It’s the smallest community on the Montana Dinosaur Trail but it boasts the largest and the smallest of exhibits.
Bynum is a small town even by Montana standards—less than 50 people call it home. The Trexler family did and that’s why Dave Trexler located the Montana Dinosaur Center here. You can’t miss the large dinosaur skulking in Bynum along Highway 89.
Bynum sits on the Two Medicine Formation, one of the very rich paleontology regions in Montana.
It’s the philosophy of the museum that fossils found in the Two Medicine stay here.
Like the very significant fossil find–small in size but large in significance– found quite by accident there in Teton County by Marian Brandvold Trexler, founder Dave Trexler’s mom.
Museum paleontologist Andy Rich picked up the story.
“She got bored with just excavating an adult and wanted to take a walk. Dave and his wife, Lori, go over after an hour trying to find her. Turns out she was just sitting on a hillside collecting baby fossils,” Rich said.
It was quite a find because no one had ever found baby dinosaur fossils before.
It turns out the soil content of the Two Medicine is very neutral and is kind to those small bones and is not going to dissolve them like other soils.

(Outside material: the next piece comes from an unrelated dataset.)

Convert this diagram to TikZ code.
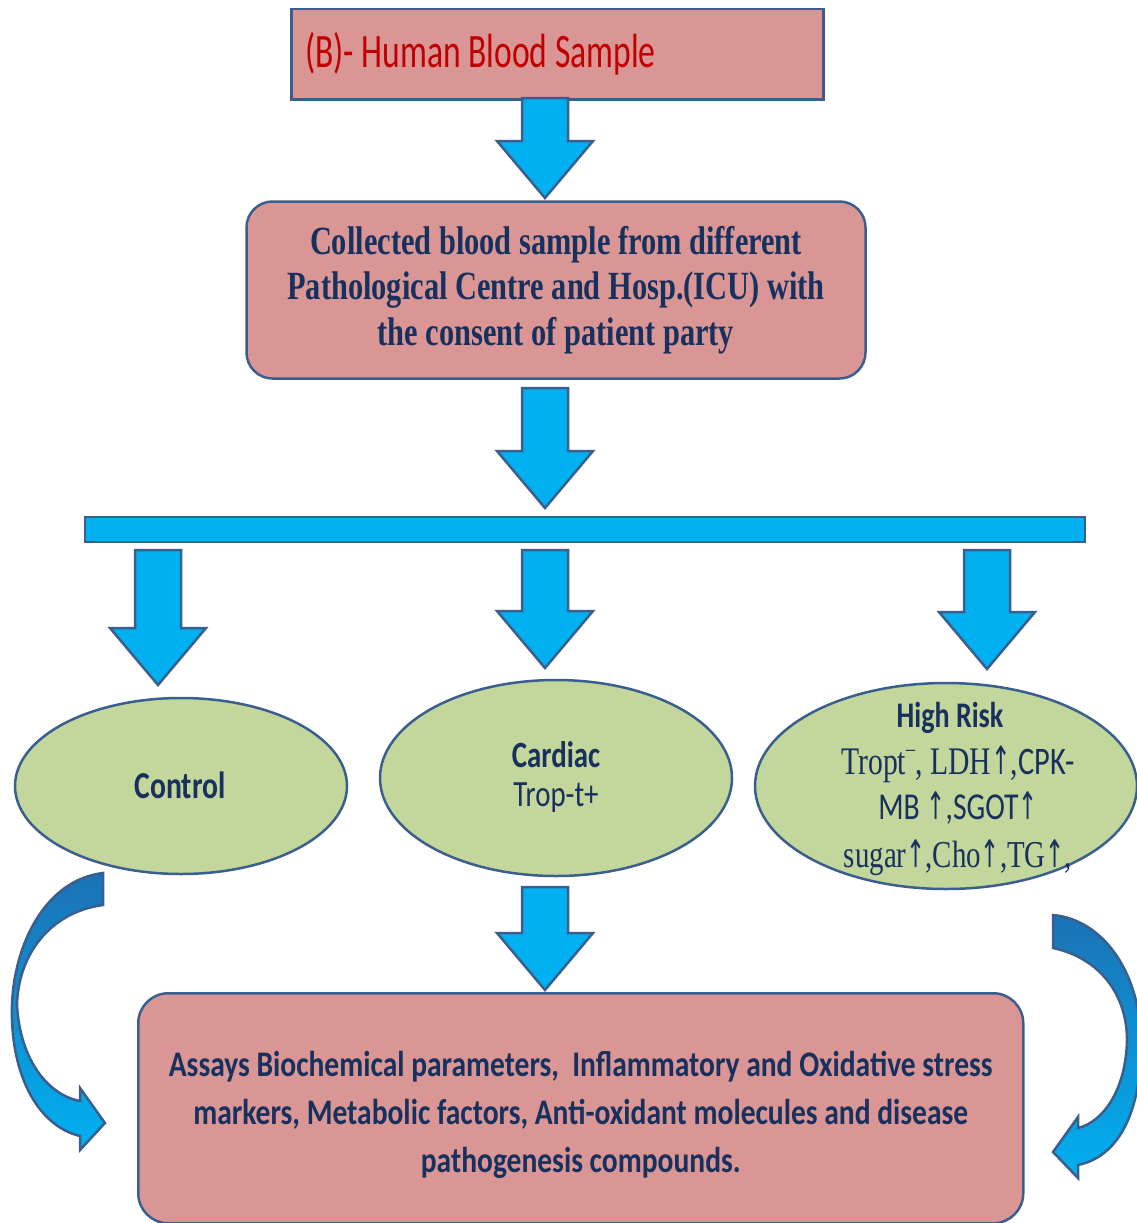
\documentclass[tikz,border=0pt]{standalone}
\usepackage{fontspec}
\usetikzlibrary{calc}
\usetikzlibrary{shapes.geometric}

\newfontfamily\calfont{Carlito}[FakeStretch=0.78]
\newfontfamily\topfont{Carlito}[FakeStretch=0.70]
\newfontfamily\assayfont{Carlito}[FakeStretch=0.82]
\newfontfamily\camfont{Liberation Serif}[FakeStretch=0.76]
\newfontfamily\arrfont{DejaVu Sans}[FakeStretch=0.6]

\definecolor{boxpink}{HTML}{D99694}
\definecolor{edgeblue}{HTML}{3A5F8F}
\definecolor{arrowblue}{HTML}{00B0F0}
\definecolor{darkarrow}{HTML}{1B72B5}
\definecolor{ellgreen}{HTML}{C3D69B}
\definecolor{navy}{HTML}{17305E}
\definecolor{redtext}{HTML}{C00000}

\tikzset{
    pinkbox/.style={draw=edgeblue, fill=boxpink, line width=2.5pt, inner sep=0pt},
    greenell/.style={ellipse, draw=edgeblue, fill=ellgreen, line width=2.5pt, inner sep=0pt},
    blockarr/.style={fill=arrowblue, draw=edgeblue, line width=2.5pt, line join=miter},
    bendarr/.style={top color=darkarrow, bottom color=arrowblue, draw=edgeblue, line width=2.5pt},
    elltext/.style={text=navy, anchor=base, inner sep=0pt}
}

\newcommand{\up}{{\arrfont ↑}}

% block arrow from #1 down to #2
\newcommand{\blockarrow}[2]{
    \path let \p1=(#1), \p2=(#2) in [blockarr]
        (\x1-23pt,\y1) -- (\x1-23pt,\y2+57pt) -- (\x1-48pt,\y2+57pt) -- (\x2,\y2)
        -- (\x1+48pt,\y2+57pt) -- (\x1+23pt,\y2+57pt) -- (\x1+23pt,\y1) -- cycle;
}

\begin{document}
\begin{tikzpicture}[x=1pt, y=-1pt]
    \useasboundingbox (0,0) rectangle (1137,1223);
    \clip (0,0) rectangle (1137,1223);

    \node[pinkbox, rectangle, minimum width=532, minimum height=90, anchor=north west,
          text width=504, align=flush left, font=\topfont\fontsize{48}{52}\selectfont, text=redtext]
          (sample) at (290,8) {(B)- Human Blood Sample};

    \node[pinkbox, rectangle, rounded corners=26pt, minimum width=619, minimum height=177,
          text width=600, align=flush center, font=\camfont\bfseries\fontsize{40}{45.5}\selectfont, text=navy]
          (collect) at (556,290) {Collected blood sample from different\\Pathological Centre and Hosp.(ICU) with\\the consent of patient party};

    \node[draw=edgeblue, fill=arrowblue, line width=2.5pt, rectangle, minimum width=1000,
          minimum height=25, inner sep=0pt] (bar) at (585,529.5) {};

    \node[greenell, minimum width=332, minimum height=176] (control) at (181,786) {};
    \node[greenell, minimum width=352, minimum height=196] (cardiac) at (556,778) {};
    \node[greenell, minimum width=382, minimum height=206] (risk) at (946,786) {};

    \node[elltext, font=\calfont\bfseries\fontsize{38}{44}\selectfont] (controltxt) at (180,798) {Control};
    \node[elltext, font=\calfont\bfseries\fontsize{37}{44}\selectfont] (cardiac1) at (556,767) {Cardiac};
    \node[elltext, font=\calfont\fontsize{37}{44}\selectfont] (cardiac2) at (556,806) {Trop-t+};
    \node[elltext, font=\calfont\bfseries\fontsize{36}{44}\selectfont] (risk1) at (950,727) {High Risk};
    \node[elltext, font=\camfont\fontsize{39}{44}\selectfont] (risk2) at (958,774)
        {Tropt\raisebox{0.45em}{\fontsize{24}{24}\selectfont–}, LDH\up,{\calfont CPK-}};
    \node[elltext, font=\calfont\fontsize{38}{44}\selectfont] (risk3) at (958,819) {MB \up,SGOT\up};
    \node[elltext, font=\camfont\fontsize{38}{44}\selectfont] (risk4) at (958,867) {sugar\up,Cho\up,TG\up,};

    \node[pinkbox, rectangle, rounded corners=30pt, minimum width=885, minimum height=230,
          anchor=north west, text width=860, align=flush center,
          font=\assayfont\bfseries\fontsize{36}{48}\selectfont, text=navy]
          (assay) at (137,992) {\rule{0pt}{38pt}Assays Biochemical parameters,~ Inflammatory and Oxidative stress\\markers, Metabolic factors, Anti-oxidant molecules and disease\\pathogenesis compounds.};

    \coordinate (s1) at (545,98);
    \coordinate (t1) at (545,198);
    \coordinate (s2) at (545,388);
    \coordinate (t2) at (545,508);
    \coordinate (s3) at (545,887);
    \coordinate (t3) at (545,990);
    \blockarrow{s1}{t1}
    \blockarrow{s2}{t2}
    \blockarrow{s3}{t3}
    \foreach \a/\x/\tip in {ctl/158/685,car/545/668,hr/987/669}
    {
        \coordinate (from\a) at (\x,550);
        \coordinate (to\a) at (\x,\tip);
        \blockarrow{from\a}{to\a}
    }

    \path[bendarr] (103,873) -- (103,905) .. controls (50,912) and (18,955) .. (17,1005)
        .. controls (20,1060) and (48,1095) .. (80,1101) -- (80,1088) -- (105,1123) -- (80,1150)
        -- (80,1136) .. controls (35,1125) and (10,1070) .. (12,1005)
        .. controls (14,945) and (45,880) .. (103,873) -- cycle;
    \path[bendarr] (1053,915) -- (1053,948) .. controls (1100,958) and (1127,995) .. (1127,1040)
        .. controls (1126,1090) and (1103,1122) .. (1078,1128) -- (1078,1117) -- (1053,1152)
        -- (1078,1178) -- (1078,1165) .. controls (1125,1155) and (1142,1100) .. (1141,1040)
        .. controls (1140,975) and (1105,920) .. (1053,915) -- cycle;
\end{tikzpicture}
\end{document}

The soil is kind to dinosaur eggs as well.
“That’s also why we are one 7 locations worldwide with mass egg deposits. It’s nice chemistry,” Rich added.
Keeping watch over the baby dinosaur and a nest of eggs is the world’s longest dinosaur model.
“She’s 137-feet long. There is some debate if her tail would be as flexible as shown with all the curves. We don’t have a 137 feet long museum so we have to cheat a little bit,” said Rich.
“She” is a realistic bone sculpture of a seismosaurus found in New Mexico. The skeleton sculpture lurking along the ceiling of the facility was made in Bynum by founder Trexler.
There are plenty of fossils to be found on the Two Medicine formation and the museum takes advantage by offering a variety of digs, including multi-day digs.
“You know we’re not like Jurassic Park and we brush aside some sand there is perfectly preserved dinosaur with all of the bones there. We are putting back together fragments. We are mapping where they are coming from. We are encasing them in plaster for safe transport,” Rich said.
They also offer shorter digs because not everyone has two weeks to give over to a dig.
“So we do our day digs, where people can join us and we will teach them more or less everything we do in the field in a day. We get your hands dirty and everything we do,” said Rich.
They offer even shorter ones.
“We have a shorter one, our half day which are not really digs but we teach you to prospect—the act of looking for fossils, as well as provide several very fun tour stops of dig sites that we formally worked on as well as some exciting little secrets,” Rich said.
The paleontologists at the museum are rather protective of Montana fossils, not just ones found in the Two Medicine formation.
Montana Dinosaur Center President Steve Dogiakos says fossils discovered in Montana belong in Montana.
“There have been a lot of institutions over the years including our very own baby dinosaur fossils that get sent out of state. That Montanans have to travel to Washington DC, or Chicago or Germany to go and visit our fossils. So we believe that policy steps should be taken to keep fossils in Montana,” said Dogiakos.
“ We do not have specific plan on what that looks like but we do want them to stay here, stay in Montana institutions so that Montanans can enjoy them and them when ppl come to enjoy our beautiful national parks they can enjoy them as well.”
The Montana Dinosaur Center in Bynam is on Highway 89 in Teton County in north central Montana and is open 7 days a week from 9 am to 6 pm from the Friday of Memorial Day weekend until Labor Day. September hours are 10 am to 5pm Wednesday through Sunday.